2007-02-18 Thread Russell Wallace

On 2/18/07, Chuck Esterbrook [EMAIL PROTECTED] wrote:


You are absolutely...correct. I think the utility of existing database
servers is very underappreciated in academia and many AI researchers
are from academia or working on academia style projects (gov't
research grants or work to support research--not that there's anything
wrong with that!). But it's too bad as databases have a lot to offer.
Anyone, feel free to ask if you want me to expand.

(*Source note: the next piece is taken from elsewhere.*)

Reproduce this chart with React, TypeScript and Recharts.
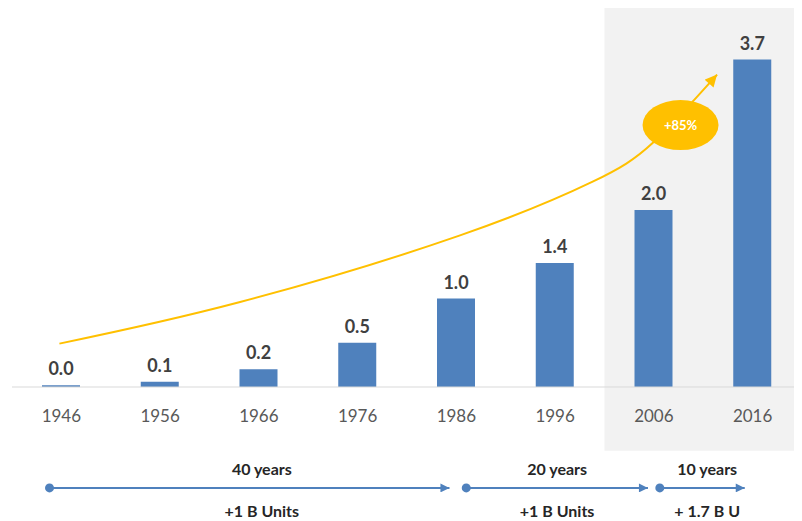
import React from 'react';
import {
  ComposedChart,
  Bar,
  Line,
  XAxis,
  YAxis,
  LabelList,
  ReferenceArea,
  ReferenceLine,
  ReferenceDot,
} from 'recharts';

const years = ['1946', '1956', '1966', '1976', '1986', '1996', '2006', '2016'];
const units = [0.02, 0.06, 0.2, 0.5, 1.0, 1.4, 2.0, 3.7];

// growth curve, x in category slots (0..8), y in billions
const trendX = [0.48, 2.31, 4.53, 5.88, 6.49, 7.14];
const trendY = [0.49, 0.96, 1.71, 2.32, 2.76, 3.53];

const spanLabels = ['40 years', '20 years', '10 years'];
const gainLabels = ['+1 B Units', '+1 B Units', '+ 1.7 B U'];

const data = years.map((year, i) => ({ year, units: units[i] }));
const trend = trendX.map((x, i) => ({ x, y: trendY[i] }));

// annotation placement (slot units / value units)
const spans = [
  { from: 0.38, to: 4.43, mid: 2.53 },
  { from: 4.6, to: 6.44, mid: 5.52 },
  { from: 6.56, to: 7.42, mid: 7.04 },
];
const ARROW_Y = -1.14;
const TOP_TEXT_Y = -0.92;
const BOTTOM_TEXT_Y = -1.4;

const BLUE = '#4f81bd';
const GOLD = '#ffc000';
const FONT = 'Lato, "Noto Sans", sans-serif';

const textShape = (label: string) => (p: any) => (
  <text
    x={p.cx}
    y={p.cy}
    textAnchor="middle"
    dominantBaseline="central"
    fontFamily={FONT}
    fontWeight={700}
    fontSize={16}
    fill="#262626"
  >
    {label}
  </text>
);

const badge = (p: any) => (
  <g>
    <ellipse cx={p.cx} cy={p.cy} rx={38} ry={25} fill={GOLD} />
    <text
      x={p.cx}
      y={p.cy}
      textAnchor="middle"
      dominantBaseline="central"
      fontFamily={FONT}
      fontWeight={700}
      fontSize={13}
      fill="#ffffff"
    >
      +85%
    </text>
  </g>
);

const startDot = (p: any) => <circle cx={p.cx} cy={p.cy} r={4.5} fill={BLUE} />;

export default function App() {
  return (
    <ComposedChart
      width={794}
      height={513}
      data={data}
      margin={{ top: 25, right: 0, left: 4, bottom: 104 }}
    >
      <defs>
        <marker
          id="goldArrow"
          viewBox="0 0 10 10"
          refX={10}
          refY={5}
          markerWidth={13}
          markerHeight={12}
          markerUnits="userSpaceOnUse"
          orient="auto"
        >
          <path d="M0,0 L10,5 L0,10 z" fill={GOLD} />
        </marker>
        <marker
          id="blueArrow"
          viewBox="0 0 10 10"
          refX={10}
          refY={5}
          markerWidth={10}
          markerHeight={9}
          markerUnits="userSpaceOnUse"
          orient="auto"
        >
          <path d="M0,0 L10,5 L0,10 z" fill={BLUE} />
        </marker>
      </defs>
      <XAxis
        xAxisId="cat"
        dataKey="year"
        axisLine={{ stroke: '#d9d9d9' }}
        tickLine={false}
        tickMargin={17}
        tick={{ fill: '#595959', fontSize: 17, fontFamily: FONT }}
        interval={0}
      />
      <XAxis xAxisId="t" type="number" dataKey="x" domain={[0, 8]} hide />
      <YAxis domain={[0, 4]} hide />
      <ReferenceArea
        xAxisId="cat"
        x1="2006"
        x2="2016"
        y1={-0.72}
        y2={4.3}
        fill="#f2f2f2"
        fillOpacity={1}
        stroke="none"
        ifOverflow="visible"
      />
      <Bar xAxisId="cat" dataKey="units" fill={BLUE} barSize={38} isAnimationActive={false}>
        <LabelList
          dataKey="units"
          position="top"
          offset={10}
          formatter={(v: any) => Number(v).toFixed(1)}
          style={{ fill: '#404040', fontSize: 18, fontWeight: 700, fontFamily: FONT }}
        />
      </Bar>
      <Line
        xAxisId="t"
        data={trend}
        dataKey="y"
        type="natural"
        stroke={GOLD}
        strokeWidth={2}
        dot={false}
        activeDot={false}
        markerEnd="url(#goldArrow)"
        isAnimationActive={false}
      />
      <ReferenceDot xAxisId="t" x={6.77} y={2.96} shape={badge} ifOverflow="visible" />
      {spans.map((s, i) => (
        <ReferenceLine
          key={'l' + i}
          xAxisId="t"
          segment={[
            { x: s.from, y: ARROW_Y },
            { x: s.to, y: ARROW_Y },
          ]}
          stroke={BLUE}
          strokeWidth={2}
          markerEnd="url(#blueArrow)"
          ifOverflow="visible"
        />
      ))}
      {spans.map((s, i) => (
        <ReferenceDot key={'d' + i} xAxisId="t" x={s.from} y={ARROW_Y} shape={startDot} ifOverflow="visible" />
      ))}
      {spans.map((s, i) => (
        <ReferenceDot
          key={'a' + i}
          xAxisId="t"
          x={s.mid}
          y={TOP_TEXT_Y}
          shape={textShape(spanLabels[i])}
          ifOverflow="visible"
        />
      ))}
      {spans.map((s, i) => (
        <ReferenceDot
          key={'b' + i}
          xAxisId="t"
          x={s.mid}
          y={BOTTOM_TEXT_Y}
          shape={textShape(gainLabels[i])}
          ifOverflow="visible"
        />
      ))}
    </ComposedChart>
  );
}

Please do; it hadn't jumped out at me that commercial database systems are
suitable for AI work, but I'm not a database expert; I could well be
overlooking something.

Regarding platform, while you and I like .NET some people will reject

it because Microsoft (and the former Borland engineers they hired to
work on it), created it. I've talked to people who said they would use
it if it were open source. So I point them to Novell Mono (the open
source clone) at which point they claim they can't use it because
Microsoft will eventually shut Novell down. After I point out that
Microsoft submitted .NET as a published standard so that projects like
Novell Mono could take place, well... then it's on to the next excuse.



How well does Mono work? In particular, if I write a GUI-intensive program
in Visual C# and try to use Mono to run it on Linux, Solaris or whatever,
will it work entirely, or only mostly with a few glitches to work around, or
will the GUI part crash and burn with only the internal computation part
continuing to function? (I've heard people say the latter, but I haven't
tried it personally, and the question strikes me as relevant since while
Windows dominates the office desktop, Unix is a lot stronger in many
potential AI markets.)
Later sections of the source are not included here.